The more I think about it, the more I feel like the importance of it is entirely divorced from the specifics of its content. For how extreme it was at the time, I don’t know that it makes much of statement, Trent would be involved with a far clearer and more cogent statement on how we relate to mass murderers via their depictions in the media with his work on Natural Born Killers a few years later. It’s a nice corollary to the Rolling Stones’ Cocksucker Blues and the KLF’s White Room movie, their obscurity in the otherwise very public record of their subjects is what makes them interesting. Having them available to see at any time in the comfort of our own homes neutralizes that to a degree, which is unavoidable but still a bit of a shame. Now that the veil has been lifted, what importance will Broken continue to have in the grander scheme of NIN’s history?
Bruce: I think you’ve nicely synthesized the seeming schism between big bands and their obscure movies, so I won’t speak any further to that. As to Broken‘s future impact or legacy? I think at the very least it already serves as an excellent indication of the breadth of Trent’s work, insofar as it already feels like the work of a very, very, very different band from the one which, say, released an instrumental 36 track non-album, pioneering the pay-what-you-want/multi-tiered release format which we’ve come to take for granted (to paraphrase Virginia Slims, “you’ve come a long way, piggy”). That Broken is now there for younger, more casual NIN fans who maybe came on board for The Fragile or even Year Zero and want to dig back into the archives is important. Even if, like Trent’s old tourmates say, nothing’s shocking anymore, being able to get a sense of what was once shocking or transgressive about NIN has value.

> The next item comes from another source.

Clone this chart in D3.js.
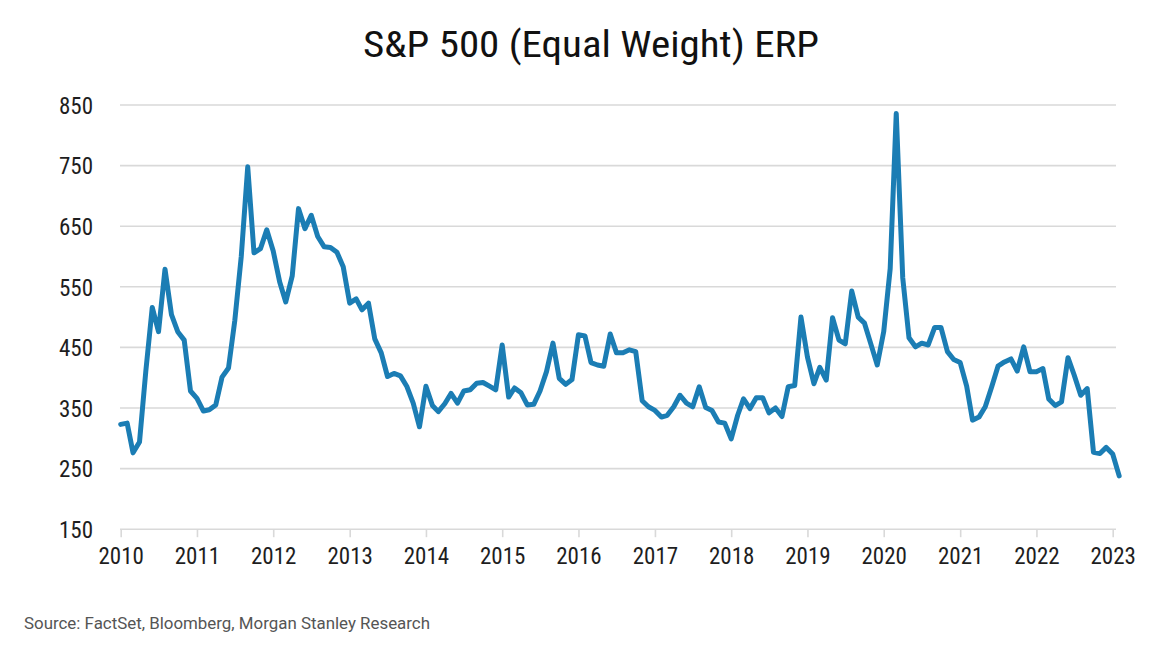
<!DOCTYPE html>
<html>
<head>
<meta charset="utf-8">
<script src="https://cdn.jsdelivr.net/npm/d3@7"></script>
<style>
  html, body { margin: 0; padding: 0; background: #fff; }
  svg { display: block; }
  text { font-family: "Roboto Condensed", Roboto, "Liberation Sans Narrow", sans-serif; }
</style>
</head>
<body>
<svg width="1176" height="658"></svg>
<script>

/* Datos: ERP mensual, ene 2010 - feb 2023 (pb) */

let inicio = new Date(2010, 0, 1)

let erp = [
  323, 325, 276, 294, 410, 516, 476, 579, 504, 476, 462, 378,   // 2010
  366, 345, 347, 355, 401, 416, 494, 600, 748, 606, 613, 644,   // 2011
  609, 558, 525, 568, 679, 646, 668, 633, 616, 615, 607, 583,   // 2012
  523, 530, 512, 523, 464, 441, 402, 407, 403, 386, 358, 319,   // 2013
  386, 354, 344, 357, 374, 358, 378, 380, 391, 392, 386, 380,   // 2014
  454, 368, 383, 375, 355, 356, 378, 410, 457, 399, 389, 397,   // 2015
  471, 469, 425, 421, 419, 472, 441, 441, 446, 443, 362, 352,   // 2016
  346, 335, 338, 352, 371, 358, 352, 385, 351, 346, 327, 325,   // 2017
  299, 338, 365, 349, 367, 367, 342, 350, 336, 385, 387, 500,   // 2018
  434, 390, 417, 396, 499, 462, 456, 543, 500, 490, 455, 421,   // 2019
  476, 580, 836, 565, 466, 451, 457, 454, 483, 483, 443, 430,   // 2020
  425, 386, 330, 335, 352, 385, 419, 426, 431, 411, 451, 410,   // 2021
  410, 415, 365, 354, 360, 433, 404, 371, 382, 277, 275, 285,   // 2022
  274, 238                                                      // 2023
]

let y_ticks = [150, 250, 350, 450, 550, 650, 750, 850]
let x_ticks = d3.range(2010, 2024)

let titulo = 'S&P 500 (Equal Weight) ERP'
let fuente = 'Source: FactSet, Bloomberg, Morgan Stanley Research'

let datos = erp.map((v, i) => ({fecha: d3.timeMonth.offset(inicio, i), valor: v}))



/* Escalas */

let svg = d3.select('svg')

let x = d3.scaleTime()
  .domain([new Date(2010, 0, 1), new Date(2023, 0, 1)])
  .range([120.7, 1112.7])

let y = d3.scaleLinear()
  .domain([150, 850])
  .range([529.2, 105])



/* Grilla y ejes */

let grilla = svg.append('g').attr('class', 'grilla')

grilla.selectAll('line')
  .data(y_ticks.filter(t => t > 150))
  .enter().append('line')
    .attr('x1', 120)
    .attr('x2', 1116)
    .attr('y1', d => y(d))
    .attr('y2', d => y(d))
    .attr('stroke', '#d9d9d9')
    .attr('stroke-width', 1.6)

let eje_y = svg.append('g')
  .attr('transform', 'translate(93,0)')
  .call(d3.axisLeft(y).tickValues(y_ticks).tickSize(0).tickPadding(0))

eje_y.select('.domain').remove()
eje_y.selectAll('text')
  .attr('font-size', 23)
  .attr('fill', '#1e1e1e')
  .attr('dy', '0.36em')

let eje_x = svg.append('g')
  .attr('transform', `translate(0,${y(150)})`)
  .call(d3.axisBottom(x)
    .tickValues(x_ticks.map(a => new Date(a, 0, 1)))
    .tickFormat(d3.timeFormat('%Y'))
    .tickSize(8)
    .tickSizeOuter(0)
    .tickPadding(10))

eje_x.select('.domain')
  .attr('d', `M120,0H1116`)
  .attr('stroke', '#d9d9d9')
  .attr('stroke-width', 1.6)
eje_x.selectAll('.tick line')
  .attr('stroke', '#d9d9d9')
  .attr('stroke-width', 1.6)
eje_x.selectAll('text')
  .attr('font-size', 23)
  .attr('fill', '#1e1e1e')



/* Serie */

let linea = d3.line()
  .x(d => x(d.fecha))
  .y(d => y(d.valor))

svg.append('path')
  .datum(datos)
  .attr('d', linea)
  .attr('fill', 'none')
  .attr('stroke', '#1b7db4')
  .attr('stroke-width', 5)
  .attr('stroke-linejoin', 'round')
  .attr('stroke-linecap', 'round')



/* Textos */

svg.append('text')
  .text(titulo)
  .attr('x', 591)
  .attr('y', 57)
  .attr('text-anchor', 'middle')
  .attr('font-size', 36)
  .attr('fill', '#111')
  .attr('textLength', 456)
  .attr('lengthAdjust', 'spacingAndGlyphs')

svg.append('text')
  .text(fuente)
  .attr('x', 24)
  .attr('y', 629)
  .attr('font-size', 16)
  .attr('fill', '#555')
  .style('font-family', 'Roboto, sans-serif')
  .attr('textLength', 406)
  .attr('lengthAdjust', 'spacingAndGlyphs')

</script>
</body>
</html>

As for me, I do think that the majority of the thrill I got from seeing Broken in this context did come from a sense of nostalgia, both for that era of NIN and for the whole experience (which we’ve already discussed) of feretting out secret and underground material like this pre-Internet. Thankfully, with NIN’s reactivation waiting in the wings, we won’t have to wallow in that nostalgia for long. I can only hope that the new incarnation of NIN, whatever form and aesthetic it takes, is just that: new. Broken is now out there in the aether for those of us who want to revisit it from time to time. You can’t go home to the abattoir again, but you can still recall some of the fun you had there.